Suzanne Jacob tout en questionnant ses étudiants, le fait tout autant avec elle, explorant ses propres blocages, ses réticences, oscillant entre sa mère la Pianiste et sa sœur la Mouette. Elle ira rôder aussi du côté de certains écrivains qui l’ont marquée, de ses propres romans aussi. Un échange qui demande beaucoup d’ouverture et de générosité, d’humilité aussi et d’écoute.
Il en résulte un essai fort intéressant, souvent déconcertant. Elle arrive peut-être à cerner son univers, à déclencher des processus d’expression chez ses étudiants en approchant après plusieurs tentatives ce noyau dur, ce lieu où l’on cache des secrets que nous ne voulons livrer à personne, que nous ne souhaitons même pas évoquer.
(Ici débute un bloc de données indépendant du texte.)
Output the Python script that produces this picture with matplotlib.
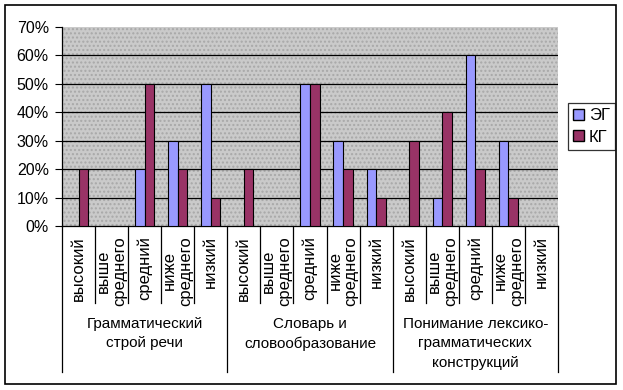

Pourtant, le travail de l’écrivain repose essentiellement sur cette quête, cette ouverture, cette plongée en soi qui fait que l’on dit ce que l’on ne veut pas penser même.
Un questionnement intéressant pour ceux et celles qui s’intéressent au pourquoi et au comment dans l’écriture, qui savent très bien que la langue les porte tout autant qu’elle les brime. Suzanne Jacob continue son exigeante quête.
«Écrire, c’est peut-être aussi décider d’en finir avec une histoire obsédante. Choisir son obsession et inventer l’oreille dormante qui aura raison d’elle, qui parviendra à lui donner un début, une durée, une fin. Et lire, c’est encore choisir d’entrer dans l’obsession d’une autre histoire pour exercer l’oreille dormante à trouver les issues de sa propre obsession.» (p.104)
«Histoire de s’entendre» de Suzanne Jacob est publié aux Éditions du Boréal.